If areas of abnormal tissue are found on the cervix, your doctor will take a small sample of the tissue. This is called a cervical biopsy. Usually several samples are taken. The samples are looked at under a microscope for changes to show pre cancer cells or even cancer cells are present or is likely to develop. If bleeding occurs, a special liquid (Monsel's) or silver nitrate swab may be used on the area to stop the bleeding.
If a sample of tissue is needed from inside the opening of the cervix, a test called endocervical curettage (ECC) will be done. This area can't be seen by the colposcope. So a small sharp-edged tool called a curette is gently put into the area to take a sample. ECC takes less than a minute to do. It may cause mild cramping. An ECC is not done during pregnancy.
Colposcopy and a cervical biopsy usually take about 15 minutes.
How It Feels
You may feel some discomfort when the speculum is put in. You may feel a pinch and have some cramping if a tissue sample is taken.
In rare cases, a cervical biopsy can cause an infection or bleeding. Bleeding can usually be stopped by using a special liquid or swab on the area.
After the test
If you have a biopsy, your vagina may feel sore for a day or two. Some vaginal bleeding or discharge is normal for up to a week after the biopsy. The discharge may be dark-colored. You can use a sanitary pad for the bleeding. Do not douche, have sex, or use tampons for 1 week. This will allow time for your cervix to heal. Do not exercise for 1 day after your colposcopy.

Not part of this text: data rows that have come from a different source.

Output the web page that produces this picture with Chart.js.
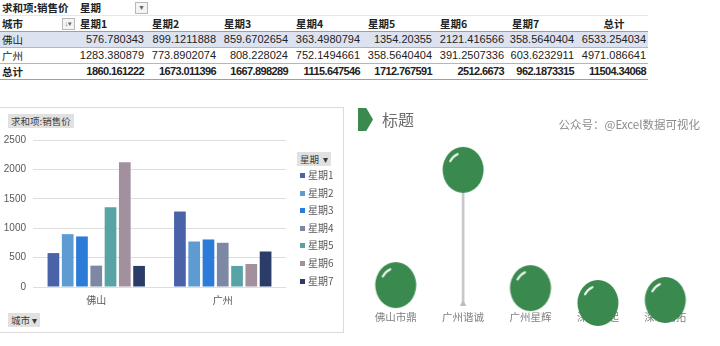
<!DOCTYPE html>
<html>
<head>
<meta charset="utf-8">
<script src="https://cdn.jsdelivr.net/npm/chart.js@4.4.1/dist/chart.umd.min.js"></script>
<style>
  body { margin: 0; width: 720px; height: 346px; background: #fff; position: relative; overflow: hidden;
         font-family: "Liberation Sans", "Noto Sans CJK SC", sans-serif; color: #222; }
  .abs { position: absolute; }
  #pivot { position: absolute; left: 0; top: 0; border-collapse: collapse; table-layout: fixed; font-size: 11px; }
  #pivot td { padding: 0 2px; height: 15px; line-height: 15px; white-space: nowrap; overflow: hidden; }
  #pivot td.num { text-align: right; }
  #pivot .cn { font-family: "Noto Sans CJK SC", sans-serif; font-size: 10.5px; }
  #pivot tr.bold td { font-weight: bold; }
  #pivot tr.bold td.num { letter-spacing: -0.6px; }
  .btn { position: absolute; background: #e1e1e1; color: #3a3a3a; font-family: "Noto Sans CJK SC", sans-serif;
         font-size: 9.5px; line-height: 14px; height: 14px; padding: 0 3px; white-space: nowrap; }
  .drop { position: absolute; width: 11px; height: 10px; border: 1px solid #b8b8b8; background: #f4f4f4;
          font-size: 7px; line-height: 10px; text-align: center; color: #666; }
  .leg { position: absolute; left: 300px; font-family: "Noto Sans CJK SC", sans-serif; font-size: 10px; color: #595959;
         line-height: 12px; white-space: nowrap; }
  .leg i { display: inline-block; width: 5px; height: 5px; margin-right: 3px; vertical-align: 1px; }
</style>
</head>
<body>
<table id="pivot"></table>
<div class="drop" style="left:135px;top:2px;">▼</div>
<div class="drop" style="left:62px;top:18px;">↓▾</div>

<div class="abs" style="left:0;top:107px;width:344px;height:226px;border:1px solid #dcdcdc;border-left:none;box-sizing:border-box;"></div>
<canvas id="barChart" class="abs" style="left:0;top:107px;" width="343" height="225"></canvas>
<div class="btn" style="left:8px;top:114px;">求和项:销售价</div>
<div class="btn" style="left:297px;top:152px;">星期&nbsp;&nbsp;▾</div>
<div class="btn" style="left:8px;top:313px;">城市 ▾</div>
<div id="legend"></div>

<div class="abs" style="left:358px;top:108px;width:15px;height:23px;background:#3a8a4f;clip-path:polygon(0 0,55% 0,100% 50%,55% 100%,0 100%);"></div>
<div class="abs" style="left:382px;top:108px;font-family:'Noto Sans CJK SC';font-size:16px;line-height:23px;color:#6b6b6b;">标题</div>
<div class="abs" style="right:20px;top:116px;font-family:'Noto Sans CJK SC';font-size:11.5px;line-height:16px;color:#8c8c8c;">公众号：@Excel数据可视化</div>
<canvas id="balloonChart" class="abs" style="left:355px;top:130px;" width="365" height="216"></canvas>

<script>
// pivot table data
const cities = ["佛山", "广州"];
const weekdays = ["星期1", "星期2", "星期3", "星期4", "星期5", "星期6", "星期7"];
const foshan = [576.780343, 899.1211888, 859.6702654, 363.4980794, 1354.20355, 2121.416566, 358.5640404];
const guangzhou = [1283.380879, 773.8902074, 808.228024, 752.1494661, 358.5640404, 391.2507336, 603.6232911];
const cityTotals = [6533.254034, 4971.086641];
const dayTotals = [1860.161222, 1673.011396, 1667.898289, 1115.647546, 1712.767591, 2512.6673, 962.1873315];
const grandTotal = 11504.34068;

// balloon chart data
const companies = ["佛山市鼎", "广州谐诚", "广州星辉", "深圳市起", "深圳明拓"];
const companyValues = [112, 794, 94, 6, 24];

const barColors = ["#4a62a8", "#5e9bd3", "#2b7bd8", "#7c88a4", "#58a3a6", "#a2909f", "#2c3c68"];
const colWidths = [74, 72, 72, 72, 72, 72, 72, 70, 72];

// build the pivot table
const table = document.getElementById("pivot");
const cg = document.createElement("colgroup");
colWidths.forEach(w => { const c = document.createElement("col"); c.style.width = w + "px"; cg.appendChild(c); });
table.appendChild(cg);

function addRow(cells, opts) {
  const tr = document.createElement("tr");
  if (opts.cls) tr.className = opts.cls;
  cells.forEach((txt, i) => {
    const td = document.createElement("td");
    td.textContent = txt;
    if (typeof txt === "number") td.className = "num";
    else td.className = "cn";
    if (opts.align && opts.align[i]) td.style.textAlign = opts.align[i];
    if (opts.padL && i > 0) td.style.paddingLeft = opts.padL + "px";
    if (opts.bg) td.style.background = opts.bg;
    if (opts.border) td.style.borderBottom = "1px solid " + opts.border;
    if (opts.top) td.style.borderTop = "1px solid " + opts.top;
    tr.appendChild(td);
  });
  table.appendChild(tr);
}
addRow(["求和项:销售价", "星期", "", "", "", "", "", "", ""], { cls: "bold", padL: 6 });
addRow(["城市"].concat(weekdays, ["总计"]), { cls: "bold", padL: 6, align: { 8: "center" }, border: "#8ea0c9", top: "#e4e7ee" });
addRow([cities[0]].concat(foshan, [cityTotals[0]]), { bg: "#dde2f0", border: "#aab6d6" });
addRow([cities[1]].concat(guangzhou, [cityTotals[1]]), { border: "#aab6d6" });
addRow(["总计"].concat(dayTotals, [grandTotal]), { cls: "bold", border: "#8ea0c9" });

// legend for the pivot chart
const legend = document.getElementById("legend");
weekdays.forEach((d, i) => {
  const el = document.createElement("div");
  el.className = "leg";
  el.style.top = (169 + i * 17.6) + "px";
  el.innerHTML = `<i style="background:${barColors[i]}"></i>${d}`;
  legend.appendChild(el);
});

// pivot bar chart
new Chart(document.getElementById("barChart"), {
  type: "bar",
  data: {
    labels: cities,
    datasets: weekdays.map((d, i) => ({
      label: d,
      data: [foshan[i], guangzhou[i]],
      backgroundColor: barColors[i],
      categoryPercentage: 0.79,
      barPercentage: 0.82
    }))
  },
  options: {
    responsive: false,
    animation: false,
    layout: { padding: { left: 0, top: 33, right: 57, bottom: 0 } },
    plugins: { legend: { display: false }, tooltip: { enabled: false } },
    scales: {
      y: {
        min: 0, max: 2500,
        ticks: { stepSize: 500, padding: 7, color: "#595959", font: { size: 10, family: "Liberation Sans" },
                 callback: v => String(v) },
        grid: { color: "#dedede", drawTicks: false },
        border: { display: false },
        afterFit: s => { s.width = 33; }
      },
      x: {
        grid: { display: false, drawTicks: false },
        border: { display: false },
        ticks: { padding: 7, color: "#595959", font: { size: 10, family: "Noto Sans CJK SC" } },
        afterFit: s => { s.height = 45; }
      }
    }
  }
});

// balloon picture used as the point style
function makeBalloon() {
  const c = document.createElement("canvas");
  c.width = 44; c.height = 50;
  const ctx = c.getContext("2d");
  ctx.fillStyle = "#3a8a4f";
  ctx.beginPath();
  ctx.ellipse(22, 25, 20.5, 23, 0, 0, Math.PI * 2);
  ctx.fill();
  ctx.strokeStyle = "rgba(255,255,255,0.9)";
  ctx.lineWidth = 2.2;
  ctx.lineCap = "round";
  ctx.beginPath();
  ctx.ellipse(22, 25, 15, 17, 0, Math.PI * 1.17, Math.PI * 1.38);
  ctx.stroke();
  return c;
}

new Chart(document.getElementById("balloonChart"), {
  type: "bar",
  data: {
    labels: companies,
    datasets: [
      {
        type: "line",
        data: companyValues,
        showLine: false,
        pointStyle: makeBalloon(),
        clip: false,
        order: 0
      },
      {
        type: "line",
        data: companies.map(() => 0),
        showLine: false,
        pointStyle: "triangle",
        pointRadius: 3,
        backgroundColor: "#bdbdbd",
        borderColor: "#bdbdbd",
        clip: false,
        order: 1
      },
      {
        type: "bar",
        data: companyValues.map(v => [0, v]),
        backgroundColor: "#c8c8c8",
        barThickness: 2,
        order: 2
      }
    ]
  },
  options: {
    responsive: false,
    animation: false,
    layout: { padding: { left: 7, top: 4, right: 21, bottom: 0 } },
    plugins: { legend: { display: false }, tooltip: { enabled: false } },
    scales: {
      y: { display: false, min: 0, max: 1000 },
      x: {
        grid: { display: false, drawTicks: false },
        border: { display: false },
        ticks: { padding: 7, color: "#7f7f7f", font: { size: 10.5, family: "Noto Sans CJK SC" } },
        afterFit: s => { s.height = 42; }
      }
    }
  }
});
</script>
</body>
</html>
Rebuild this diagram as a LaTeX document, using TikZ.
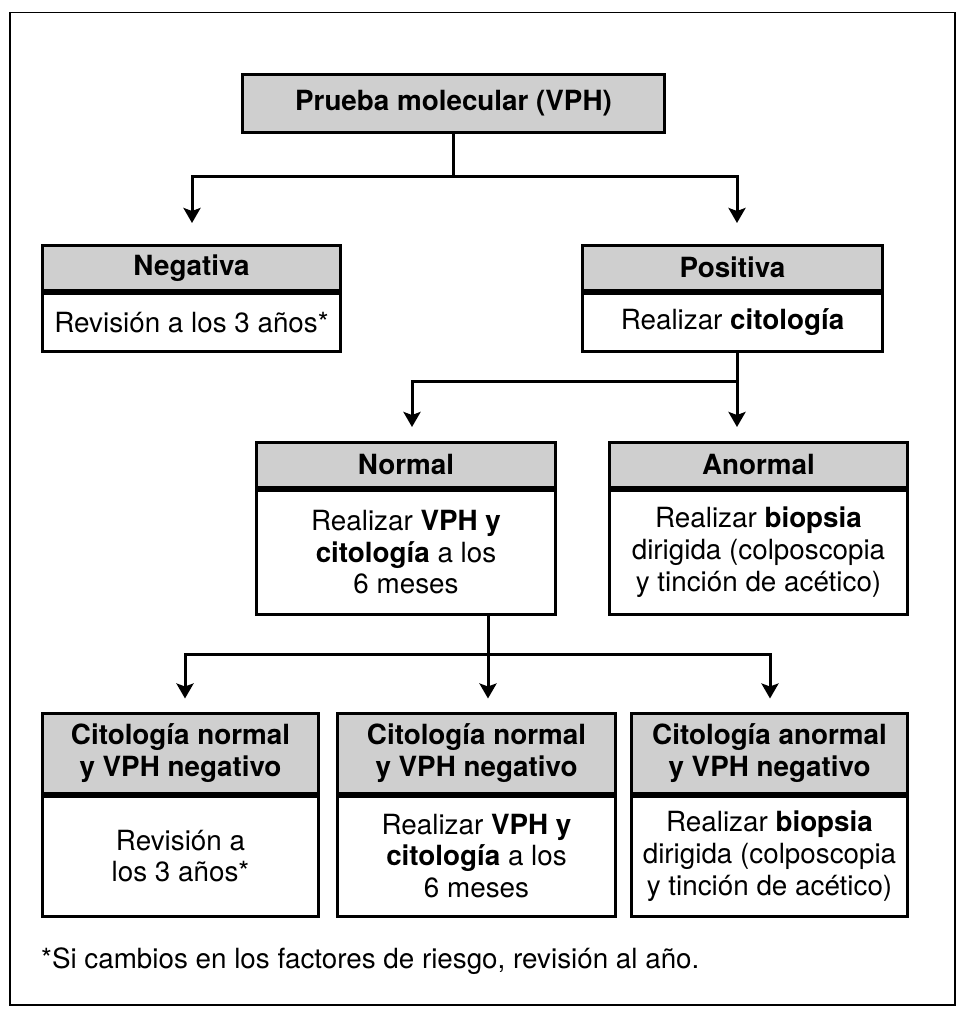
\documentclass[tikz,border=0pt]{standalone}
\usepackage{fontspec}
\setmainfont{TeX Gyre Heros}
\usetikzlibrary{arrows.meta,calc}
\definecolor{hdr}{RGB}{207,207,207}
\begin{document}
\begin{tikzpicture}[x=1pt,y=-1pt,
  every node/.style={font=\fontsize{27.8}{31.7}\selectfont, inner sep=0pt, align=center},
  head/.style={draw, line width=3pt, fill=hdr, font=\fontsize{27.8}{31.7}\selectfont\bfseries, anchor=north},
  body/.style={draw, line width=3pt, fill=white, anchor=north},
  conn/.style={line width=3pt},
  arr/.style={conn, -{Stealth[length=15pt,width=17pt,inset=3pt]}},
]
\useasboundingbox (0,0) rectangle (966,1017);
\draw[line width=1.5pt] (10,12.5) rectangle (955,1005);

% top
\node[head, anchor=center, minimum width=422pt, minimum height=58pt] (top) at (453.5,103.5) {Prueba molecular (VPH)};

% level 1
\node[head, minimum width=298pt, minimum height=45.5pt] (negH) at (191.5,243.5) {Negativa};
\node[body, minimum width=298pt, minimum height=57.5pt] (negB) at (negH.south) {Revisión a los 3 años*};
\node[head, minimum width=300pt, minimum height=45.5pt] (posH) at (732.5,243.5) {Positiva};
\node[body, minimum width=300pt, minimum height=57.5pt] (posB) at (posH.south) {Realizar \textbf{citología}};

% level 2
\node[head, minimum width=299pt, minimum height=45.5pt] (norH) at (406,440.5) {Normal};
\node[body, minimum width=299pt, minimum height=123.5pt] (norB) at (norH.south) {Realizar \textbf{VPH y}\\\textbf{citología} a los\\6 meses};
\node[head, minimum width=298pt, minimum height=45.5pt] (anoH) at (758.5,440.5) {Anormal};
\node[body, minimum width=298pt, minimum height=123.5pt] (anoB) at (anoH.south) {Realizar \textbf{biopsia}\\dirigida (colposcopia\\y tinción de acético)};

% level 3
\node[head, minimum width=276pt, minimum height=80pt] (c1H) at (180.5,711.5) {Citología normal\\y VPH negativo};
\node[body, minimum width=276pt, minimum height=120pt] (c1B) at (c1H.south) {Revisión a\\los 3 años*};
\node[head, minimum width=278pt, minimum height=80pt] (c2H) at (476.5,711.5) {Citología normal\\y VPH negativo};
\node[body, minimum width=278pt, minimum height=120pt] (c2B) at (c2H.south) {Realizar \textbf{VPH y}\\\textbf{citología} a los\\6 meses};
\node[head, minimum width=276pt, minimum height=80pt] (c3H) at (769.5,711.5) {Citología anormal\\y VPH negativo};
\node[body, minimum width=276pt, minimum height=120pt] (c3B) at (c3H.south) {Realizar \textbf{biopsia}\\dirigida (colposcopia\\y tinción de acético)};

% footnote
\node[anchor=base west] (fn) at (41,968) {*Si cambios en los factores de riesgo, revisión al año.};

% connectors level 1
\coordinate (j1) at (453.5,176);
\coordinate (j1l) at (192,176);
\coordinate (j1r) at (737,176);
\draw[conn] (top.south) -- (j1);
\draw[arr, shorten >=20.5pt] (j1) -- (j1l) -- (j1l |- negH.north);
\draw[arr, shorten >=20.5pt] (j1) -- (j1r) -- (j1r |- posH.north);

% connectors level 2
\coordinate (j2) at (737,381);
\coordinate (j2l) at (412,381);
\draw[conn] (posB.south -| j2) -- (j2);
\draw[arr, shorten >=13.5pt] (j2) -- (j2l) -- (j2l |- norH.north);
\draw[arr, shorten >=13.5pt] (j2) -- (j2 |- anoH.north);

% connectors level 3
\coordinate (j3) at (488,654);
\coordinate (j3l) at (185,654);
\coordinate (j3r) at (770,654);
\draw[conn] (norB.south -| j3) -- (j3);
\draw[arr, shorten >=13pt] (j3) -- (j3l) -- (j3l |- c1H.north);
\draw[arr, shorten >=13pt] (j3) -- (j3 |- c2H.north);
\draw[arr, shorten >=13pt] (j3) -- (j3r) -- (j3r |- c3H.north);
\end{tikzpicture}
\end{document}
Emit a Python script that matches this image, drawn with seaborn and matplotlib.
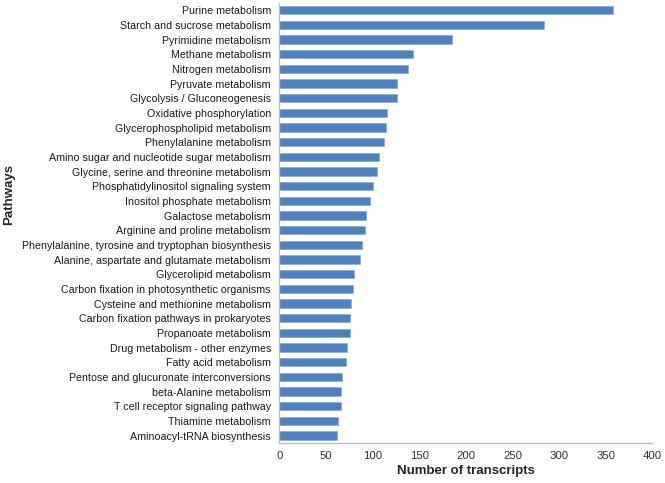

Follow any instructions your doctor gave you. Call your doctor if you have:
- Heavy vaginal bleeding. (This means more than a normal menstrual period).
- A fever.
- Belly pain.
- Bad-smelling vaginal discharge.
Colposcopy is a way for your doctor to use a special magnifying device to look at your vulva, vagina,and cervix. Your doctor will talk to you about what he or she sees at the time of the test. Lab results from a biopsy may take several days or more.